Araştırmacıların lityumun neden olduğu sinirsel çoğalmayı ölçmek için fetal beyin dokusundan elde edilen insan NPC'lerinden oluşan bir hücre kültürü kullandılar. Bazı kültürler, hücre çoğalmasını artıran lityuma maruz kalırken, diğer kültürler maruz bırakılmadı. Daha sonra GWAS testleri gerçekleştirildi.

Dr. Stein " Hücre kültürü temelli GWAS yaklaşımımız, genetik çeşitliliğin yanı sıra lityuma duyarlı nöral progenitör poliferasyonunun etkileyen bir gani tanımladı." dedi.

John Krystal, MD, editör Biyolojik Psikiyatri çalışma hakkında şunları söylemiştir: "Lityumun etkinliği psikiyatrideki en büyük gizemlerden biri olmaya devam ediyor. Kazara bir keşiften ortaya çıkan birçok hasta için ila. olmaya devam ediyor."

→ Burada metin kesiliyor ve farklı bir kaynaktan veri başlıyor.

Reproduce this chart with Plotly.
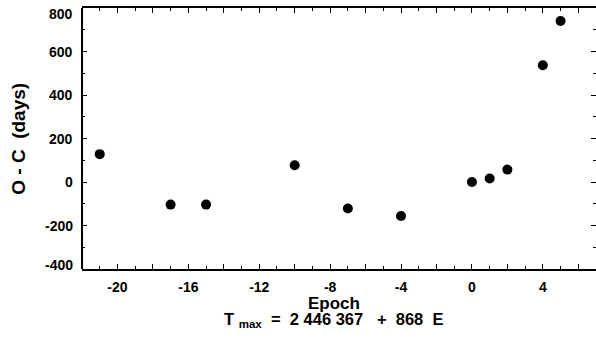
import plotly.graph_objects as go

# Data
epoch = [-21, -17, -15, -10, -7, -4, 0, 1, 2, 4, 5]
o_minus_c = [128, -104, -104, 77, -122, -156, 0, 16, 57, 537, 740]

x_major = [-22, -20, -18, -16, -14, -12, -10, -8, -6, -4, -2, 0, 2, 4, 6]
x_labels = ["", "-20", "", "-16", "", "-12", "", "-8", "", "-4", "", "0", "", "4", ""]
x_minor = [-21, -19, -17, -15, -13, -11, -9, -7, -5, -3, -1, 1, 3, 5, 7]

y_major = [-400, -200, 0, 200, 400, 600, 800]
y_labels = ["-400", "-200", "0", "200", "400", "600", "800"]
y_minor = [-300, -100, 100, 300, 500, 700]

FONT = "Liberation Sans"
BOLD = dict(family=FONT, color="black", weight="bold")

fig = go.Figure()
fig.add_trace(go.Scatter(
    x=epoch, y=o_minus_c, mode="markers",
    marker=dict(color="black", size=10, line=dict(width=0)),
    showlegend=False,
))

fig.update_layout(
    width=596, height=339,
    margin=dict(l=82, r=0, t=8, b=70, pad=0),
    paper_bgcolor="white", plot_bgcolor="white",
    font=dict(family=FONT, color="black", size=14, weight="bold"),
)

fig.update_xaxes(
    range=[-22, 7], showgrid=False, zeroline=False,
    showline=True, linecolor="black", linewidth=2, mirror="ticks",
    ticks="inside", ticklen=5, tickwidth=1, tickcolor="black",
    tickmode="array", tickvals=x_major, ticktext=x_labels,
    tickfont=dict(size=14, **BOLD), ticklabelstandoff=4,
    minor=dict(tickmode="array", tickvals=x_minor, ticks="inside",
               ticklen=3, tickwidth=1, tickcolor="black", showgrid=False),
)
fig.update_yaxes(
    range=[-400, 800], showgrid=False, zeroline=False,
    showline=False, mirror="ticks", showticklabels=False,
    ticks="inside", ticklen=5, tickwidth=1, tickcolor="black",
    tickmode="array", tickvals=y_major,
    minor=dict(tickmode="array", tickvals=y_minor, ticks="inside",
               ticklen=3, tickwidth=1, tickcolor="black", showgrid=False),
)

# left frame line (right edge of the frame falls outside the picture)
fig.add_shape(type="line", xref="paper", yref="paper", x0=0, x1=0, y0=0, y1=1,
              line=dict(color="black", width=2))

# y tick labels; the end labels are nudged inward as in the original
y_top, y_bottom = max(y_major), min(y_major)
for v, t in zip(y_major, y_labels):
    shift = -6 if v == y_top else (4 if v == y_bottom else 0)
    fig.add_annotation(
        text=t, xref="paper", yref="y", x=0, y=v, xanchor="right",
        yanchor="middle", xshift=-7, yshift=shift, showarrow=False,
        font=dict(size=14, **BOLD),
    )

fig.add_annotation(
    text="Epoch", xref="paper", yref="paper", x=0.49, y=0, yanchor="middle",
    yshift=-34, showarrow=False, font=dict(size=17, **BOLD),
)
fig.add_annotation(
    text="T <sub>max</sub>  =  2 446 367   +  868  E", xref="paper", yref="paper",
    x=0.49, y=0, yanchor="middle", yshift=-51, showarrow=False,
    font=dict(size=16.5, **BOLD),
)
fig.add_annotation(
    text="O - C  (days)", xref="paper", yref="paper", x=-0.124, y=0.5,
    xanchor="center", yanchor="middle", textangle=-90, showarrow=False,
    font=dict(size=19, **BOLD),
)

fig.write_html("out.html")
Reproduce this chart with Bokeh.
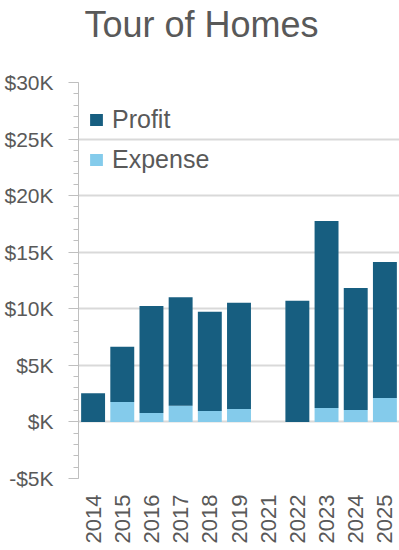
from bokeh.plotting import figure
from bokeh.models import (Range1d, FactorRange, SingleIntervalTicker, CustomJSTickFormatter,
                          Legend, LegendItem, ColumnDataSource, Title)
from bokeh.embed import file_html
from bokeh.resources import INLINE
import math

title_text = "Tour of Homes"
years = ["2014", "2015", "2016", "2017", "2018", "2019", "2021", "2022", "2023", "2024", "2025"]
expense = [0, 1770, 800, 1420, 970, 1150, 0, 0, 1240, 1060, 2120]
profit = [2540, 4870, 9440, 9610, 8760, 9380, 0, 10700, 16520, 10770, 12010]

DARK = "#175e80"
LIGHT = "#84cbeb"
TXT = "#595959"
GRID = "#d9d9d9"
AX = "#bfbfbf"
FONT = "Liberation Sans"

src = ColumnDataSource(dict(year=years, Expense=expense, Profit=profit))

p = figure(width=399, height=550, output_backend="svg", toolbar_location=None,
           x_range=FactorRange(*years, range_padding=0), y_range=Range1d(-5000, 30000),
           min_border_left=78, min_border_right=0, min_border_top=82, min_border_bottom=72)
p.outline_line_color = None
p.background_fill_color = "white"
p.border_fill_color = "white"

rs = p.vbar_stack(["Expense", "Profit"], x="year", width=0.82, source=src,
                  color=[LIGHT, DARK], line_color=None)

# spacer between plot area and title, then the title itself
p.add_layout(Title(text=" ", text_font_size="1px", standoff=33), "above")
p.add_layout(Title(text=title_text, text_font=FONT, text_font_size="36px",
                   text_font_style="normal", text_color=TXT, align="left", offset=6,
                   vertical_align="top", standoff=0), "above")

# y axis
yax = p.yaxis[0]
yax.ticker = SingleIntervalTicker(interval=5000, num_minor_ticks=5)
yax.formatter = CustomJSTickFormatter(code="""
var v = Math.abs(tick)/1000;
return (tick < 0 ? '-' : '') + '$' + (v === 0 ? '' : v) + 'K';
""")
yax.major_label_text_font = FONT
yax.major_label_text_font_size = "21px"
yax.major_label_text_color = TXT
yax.axis_line_color = AX
yax.major_tick_line_color = AX
yax.minor_tick_line_color = AX
yax.major_tick_in = 0
yax.major_tick_out = 10
yax.minor_tick_in = 0
yax.minor_tick_out = 5
yax.major_label_standoff = 15

xax = p.xaxis[0]
xax.major_label_orientation = math.pi / 2
xax.major_label_text_font = FONT
xax.major_label_text_font_size = "22px"
xax.major_label_text_color = TXT
xax.axis_line_color = None
xax.major_tick_line_color = None
xax.minor_tick_line_color = None
xax.major_label_standoff = 10

p.xgrid.grid_line_color = None
p.ygrid.grid_line_color = GRID
p.ygrid.grid_line_width = 2
p.ygrid.ticker = yax.ticker

legend = Legend(items=[LegendItem(label="Profit", renderers=[rs[1]]),
                       LegendItem(label="Expense", renderers=[rs[0]])],
                location=(10, 304), orientation="vertical")
legend.label_text_font = FONT
legend.label_text_font_size = "25px"
legend.label_text_color = TXT
legend.glyph_width = 16
legend.glyph_height = 15
legend.label_standoff = 8
legend.label_height = 20
legend.spacing = 11
legend.padding = 0
legend.margin = 0
legend.border_line_color = None
legend.background_fill_alpha = 0
p.add_layout(legend, "center")

open("out.html", "w").write(file_html(p, INLINE))
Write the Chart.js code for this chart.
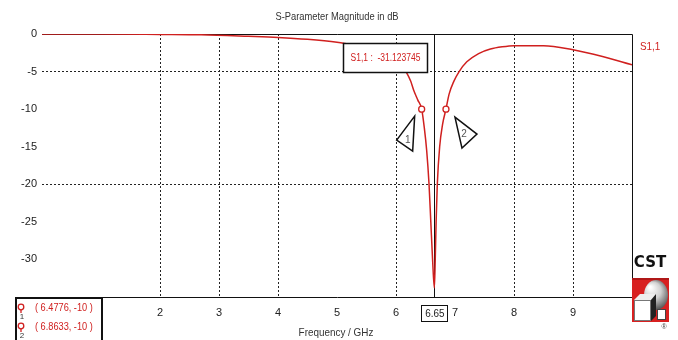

Dr.Stein " Bu sonuçları klinik potansiyele sahip olup olmadığını belirlemek için daha fazla deney gerekli olsa da bu çalışma hücre kültürü sistemlerinde farmakogenomik etkileri belirlemeye yönelik yeni bir yaklaşımın kapısını açıyor." diye de ekledi.